Pictures aside, repeat every entry exactly.
────────
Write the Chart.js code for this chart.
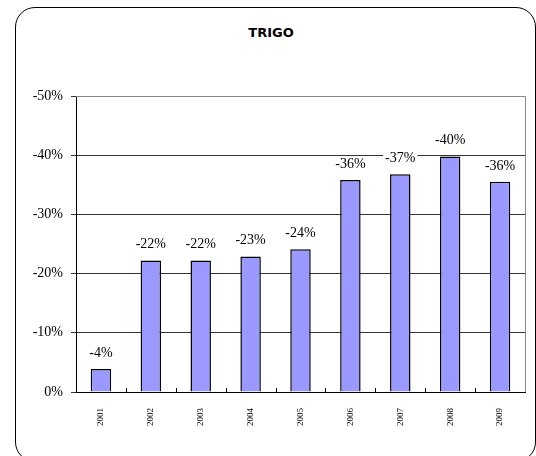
<!DOCTYPE html>
<html>
<head>
<meta charset="utf-8">
<script src="https://cdn.jsdelivr.net/npm/chart.js@4.4.0/dist/chart.umd.min.js"></script>
<style>
    html, body { margin: 0; padding: 0; background: #fff; }
    #wrap { position: relative; width: 536px; height: 456px; overflow: hidden; }
    #frame {
        position: absolute; left: 15px; top: 7px; width: 521px; height: 455px;
        border: 1.5px solid #000; border-radius: 20px; box-sizing: border-box;
    }
    #title {
        position: absolute; left: 0; width: 542px; top: 25px; text-align: center;
        font-family: 'DejaVu Sans', sans-serif; font-weight: bold; font-size: 13px;
    }
    canvas { position: absolute; left: 0; top: 0; }
</style>
</head>
<body>
<div id="wrap">
    <div id="frame"></div>
    <div id="title">TRIGO</div>
    <canvas id="chart" width="536" height="456"></canvas>
</div>
<script>
// 数据
const years = ['2001', '2002', '2003', '2004', '2005', '2006', '2007', '2008', '2009'];
const trigo = [-3.9, -22.2, -22.2, -22.9, -24.1, -35.8, -36.8, -39.8, -35.5];
const labels = ['-4%', '-22%', '-22%', '-23%', '-24%', '-36%', '-37%', '-40%', '-36%'];

const serif = 'Liberation Serif, Times New Roman, serif';

// 柱顶标签 + 边框 + 内向刻度
const extras = {
    id: 'extras',
    afterDatasetsDraw(chart) {
        const ctx = chart.ctx;
        const a = chart.chartArea;
        const xs = chart.scales.x;
        ctx.save();
        // 右边和顶部灰色边框
        ctx.strokeStyle = '#888';
        ctx.lineWidth = 1;
        ctx.beginPath();
        ctx.moveTo(a.left, Math.round(a.top) + 0.5);
        ctx.lineTo(Math.round(a.right) + 0.5, Math.round(a.top) + 0.5);
        ctx.lineTo(Math.round(a.right) + 0.5, a.bottom);
        ctx.stroke();
        // x轴内向刻度
        ctx.strokeStyle = '#000';
        const half = (xs.getPixelForValue(1) - xs.getPixelForValue(0)) / 2;
        for (let i = 1; i < years.length; i++) {
            const x = Math.round(xs.getPixelForValue(i) - half) + 0.5;
            ctx.beginPath();
            ctx.moveTo(x, a.bottom);
            ctx.lineTo(x, a.bottom - 4);
            ctx.stroke();
        }
        // 数值标签
        ctx.font = '14px ' + serif;
        ctx.textAlign = 'center';
        ctx.textBaseline = 'middle';
        const meta = chart.getDatasetMeta(0);
        meta.data.forEach((bar, i) => {
            const y = bar.y - 16;
            const w = ctx.measureText(labels[i]).width + 4;
            ctx.fillStyle = '#fff';
            ctx.fillRect(bar.x - w / 2, y - 8, w, 16);
            ctx.fillStyle = '#000';
            ctx.fillText(labels[i], bar.x, y);
        });
        ctx.restore();
    }
};

new Chart(document.getElementById('chart'), {
    type: 'bar',
    data: {
        labels: years,
        datasets: [{
            data: trigo,
            backgroundColor: '#9999ff',
            borderColor: '#000',
            borderWidth: 1.5,
            barPercentage: 0.82,
            categoryPercentage: 0.5
        }]
    },
    options: {
        responsive: false,
        animation: false,
        layout: { padding: { top: 96, right: 11, left: 0, bottom: 0 } },
        plugins: {
            legend: { display: false },
            title: { display: false },
            tooltip: { enabled: false }
        },
        scales: {
            x: {
                grid: { display: false },
                border: { color: '#000', width: 1 },
                ticks: {
                    maxRotation: 90, minRotation: 90, padding: 8,
                    color: '#000', font: { family: serif, size: 9 }
                },
                afterFit(scale) { scale.height = 64; }
            },
            y: {
                reverse: true,
                min: -50, max: 0,
                grid: { color: '#333', lineWidth: 1, tickLength: 5 },
                border: { color: '#000', width: 1 },
                ticks: {
                    stepSize: 10, padding: 8, color: '#000',
                    font: { family: serif, size: 14 },
                    callback: v => v + '%'
                },
                afterFit(scale) { scale.width = 76; }
            }
        }
    },
    plugins: [extras]
});
</script>
</body>
</html>
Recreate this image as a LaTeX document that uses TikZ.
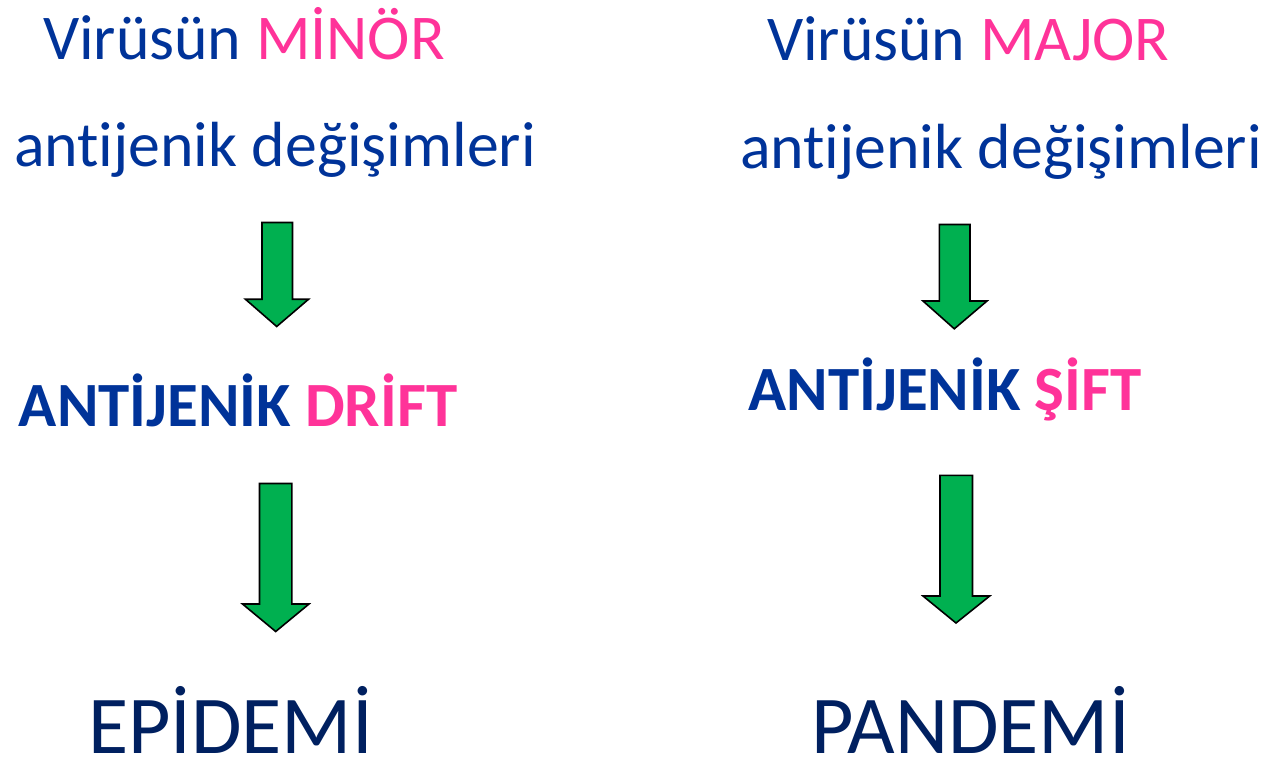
\documentclass[tikz,border=0pt]{standalone}
\usepackage{fontspec}
\setmainfont[Ligatures={NoCommon},Contextuals={NoAlternate}]{Carlito}
\definecolor{tblue}{HTML}{003399}
\definecolor{tpink}{HTML}{FF3399}
\definecolor{tnavy}{HTML}{002060}
\definecolor{tgreen}{HTML}{00B050}
\begin{document}
\begin{tikzpicture}[x=1pt,y=-1pt,
  txt/.style={anchor=base west,inner sep=0pt,outer sep=0pt},
  reg/.style={txt,text=tblue,font=\fontsize{63.8}{64}\selectfont},
  bld/.style={txt,text=tblue,font=\fontsize{63}{64}\selectfont\bfseries},
  big/.style={txt,text=tnavy,font=\fontsize{82.2}{84}\selectfont},
  blockarrow/.style={fill=tgreen,draw=black,line width=1.6pt,line join=miter}]
\useasboundingbox (0,0) rectangle (1269,759);
% left column
\node[reg] (l1) at (43,59.5) {Virüsün \textcolor{tpink}{MİNÖR}};
\node[reg] (l2) at (14,167) {antijenik değişimleri};
\node[bld] (l3) at (19,426.7) {ANTİJENİK \textcolor{tpink}{DRİFT}};
\node[big] (l4) at (88,753.3) {EPİDEMİ};
% right column
\node[reg] (r1) at (767,61) {Virüsün \textcolor{tpink}{MAJOR}};
\node[reg] (r2) at (740,168.5) {antijenik değişimleri};
\node[bld] (r3) at (748.5,410) {ANTİJENİK \textcolor{tpink}{ŞİFT}};
\node[big] (r4) at (811,753.3) {PANDEMİ};
% arrows
\draw[blockarrow] (262,222.5) -- (292.5,222.5) -- (292.5,299.3) -- (308.5,299.3) -- (276.7,326.5) -- (245.5,299.3) -- (262,299.3) -- cycle;
\draw[blockarrow] (259.5,483.5) -- (291.8,483.5) -- (291.8,604) -- (309,604) -- (275.7,631.5) -- (242.5,604) -- (259.5,604) -- cycle;
\draw[blockarrow] (939.3,224.5) -- (970,224.5) -- (970,301) -- (987,301) -- (954.3,328.8) -- (923,301) -- (939.3,301) -- cycle;
\draw[blockarrow] (940,475.3) -- (972.5,475.3) -- (972.5,596) -- (989.7,596) -- (956,623) -- (923,596) -- (940,596) -- cycle;
\end{tikzpicture}
\end{document}
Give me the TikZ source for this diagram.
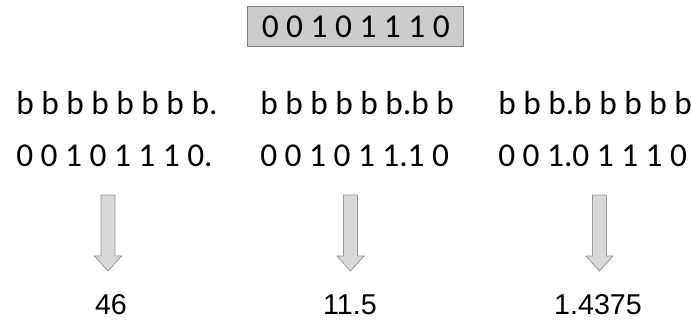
────────
Complete answer
Write the Chart.js code for this chart.
<!DOCTYPE html>
<html>
<head>
<meta charset="utf-8">
<script src="https://cdn.jsdelivr.net/npm/chart.js@4.4.0/dist/chart.umd.min.js"></script>
<style>
    html, body { margin: 0; padding: 0; background: #fff; }
    #wrap { position: relative; width: 536px; height: 456px; overflow: hidden; }
    #frame {
        position: absolute; left: 15px; top: 7px; width: 521px; height: 455px;
        border: 1.5px solid #000; border-radius: 20px; box-sizing: border-box;
    }
    #title {
        position: absolute; left: 0; width: 542px; top: 25px; text-align: center;
        font-family: 'DejaVu Sans', sans-serif; font-weight: bold; font-size: 13px;
    }
    canvas { position: absolute; left: 0; top: 0; }
</style>
</head>
<body>
<div id="wrap">
    <div id="frame"></div>
    <div id="title">TRIGO</div>
    <canvas id="chart" width="536" height="456"></canvas>
</div>
<script>
// 数据
const years = ['2001', '2002', '2003', '2004', '2005', '2006', '2007', '2008', '2009'];
const trigo = [-3.9, -22.2, -22.2, -22.9, -24.1, -35.8, -36.8, -39.8, -35.5];
const labels = ['-4%', '-22%', '-22%', '-23%', '-24%', '-36%', '-37%', '-40%', '-36%'];

const serif = 'Liberation Serif, Times New Roman, serif';

// 柱顶标签 + 边框 + 内向刻度
const extras = {
    id: 'extras',
    afterDatasetsDraw(chart) {
        const ctx = chart.ctx;
        const a = chart.chartArea;
        const xs = chart.scales.x;
        ctx.save();
        // 右边和顶部灰色边框
        ctx.strokeStyle = '#888';
        ctx.lineWidth = 1;
        ctx.beginPath();
        ctx.moveTo(a.left, Math.round(a.top) + 0.5);
        ctx.lineTo(Math.round(a.right) + 0.5, Math.round(a.top) + 0.5);
        ctx.lineTo(Math.round(a.right) + 0.5, a.bottom);
        ctx.stroke();
        // x轴内向刻度
        ctx.strokeStyle = '#000';
        const half = (xs.getPixelForValue(1) - xs.getPixelForValue(0)) / 2;
        for (let i = 1; i < years.length; i++) {
            const x = Math.round(xs.getPixelForValue(i) - half) + 0.5;
            ctx.beginPath();
            ctx.moveTo(x, a.bottom);
            ctx.lineTo(x, a.bottom - 4);
            ctx.stroke();
        }
        // 数值标签
        ctx.font = '14px ' + serif;
        ctx.textAlign = 'center';
        ctx.textBaseline = 'middle';
        const meta = chart.getDatasetMeta(0);
        meta.data.forEach((bar, i) => {
            const y = bar.y - 16;
            const w = ctx.measureText(labels[i]).width + 4;
            ctx.fillStyle = '#fff';
            ctx.fillRect(bar.x - w / 2, y - 8, w, 16);
            ctx.fillStyle = '#000';
            ctx.fillText(labels[i], bar.x, y);
        });
        ctx.restore();
    }
};

new Chart(document.getElementById('chart'), {
    type: 'bar',
    data: {
        labels: years,
        datasets: [{
            data: trigo,
            backgroundColor: '#9999ff',
            borderColor: '#000',
            borderWidth: 1.5,
            barPercentage: 0.82,
            categoryPercentage: 0.5
        }]
    },
    options: {
        responsive: false,
        animation: false,
        layout: { padding: { top: 96, right: 11, left: 0, bottom: 0 } },
        plugins: {
            legend: { display: false },
            title: { display: false },
            tooltip: { enabled: false }
        },
        scales: {
            x: {
                grid: { display: false },
                border: { color: '#000', width: 1 },
                ticks: {
                    maxRotation: 90, minRotation: 90, padding: 8,
                    color: '#000', font: { family: serif, size: 9 }
                },
                afterFit(scale) { scale.height = 64; }
            },
            y: {
                reverse: true,
                min: -50, max: 0,
                grid: { color: '#333', lineWidth: 1, tickLength: 5 },
                border: { color: '#000', width: 1 },
                ticks: {
                    stepSize: 10, padding: 8, color: '#000',
                    font: { family: serif, size: 14 },
                    callback: v => v + '%'
                },
                afterFit(scale) { scale.width = 76; }
            }
        }
    },
    plugins: [extras]
});
</script>
</body>
</html>
Recreate this image as a LaTeX document that uses TikZ.
\documentclass[tikz,border=0pt]{standalone}
\usepackage{fontspec}
\setmainfont[Ligatures={NoCommon},Contextuals={NoAlternate}]{Carlito}
\definecolor{tblue}{HTML}{003399}
\definecolor{tpink}{HTML}{FF3399}
\definecolor{tnavy}{HTML}{002060}
\definecolor{tgreen}{HTML}{00B050}
\begin{document}
\begin{tikzpicture}[x=1pt,y=-1pt,
  txt/.style={anchor=base west,inner sep=0pt,outer sep=0pt},
  reg/.style={txt,text=tblue,font=\fontsize{63.8}{64}\selectfont},
  bld/.style={txt,text=tblue,font=\fontsize{63}{64}\selectfont\bfseries},
  big/.style={txt,text=tnavy,font=\fontsize{82.2}{84}\selectfont},
  blockarrow/.style={fill=tgreen,draw=black,line width=1.6pt,line join=miter}]
\useasboundingbox (0,0) rectangle (1269,759);
% left column
\node[reg] (l1) at (43,59.5) {Virüsün \textcolor{tpink}{MİNÖR}};
\node[reg] (l2) at (14,167) {antijenik değişimleri};
\node[bld] (l3) at (19,426.7) {ANTİJENİK \textcolor{tpink}{DRİFT}};
\node[big] (l4) at (88,753.3) {EPİDEMİ};
% right column
\node[reg] (r1) at (767,61) {Virüsün \textcolor{tpink}{MAJOR}};
\node[reg] (r2) at (740,168.5) {antijenik değişimleri};
\node[bld] (r3) at (748.5,410) {ANTİJENİK \textcolor{tpink}{ŞİFT}};
\node[big] (r4) at (811,753.3) {PANDEMİ};
% arrows
\draw[blockarrow] (262,222.5) -- (292.5,222.5) -- (292.5,299.3) -- (308.5,299.3) -- (276.7,326.5) -- (245.5,299.3) -- (262,299.3) -- cycle;
\draw[blockarrow] (259.5,483.5) -- (291.8,483.5) -- (291.8,604) -- (309,604) -- (275.7,631.5) -- (242.5,604) -- (259.5,604) -- cycle;
\draw[blockarrow] (939.3,224.5) -- (970,224.5) -- (970,301) -- (987,301) -- (954.3,328.8) -- (923,301) -- (939.3,301) -- cycle;
\draw[blockarrow] (940,475.3) -- (972.5,475.3) -- (972.5,596) -- (989.7,596) -- (956,623) -- (923,596) -- (940,596) -- cycle;
\end{tikzpicture}
\end{document}
Give me the TikZ source for this diagram.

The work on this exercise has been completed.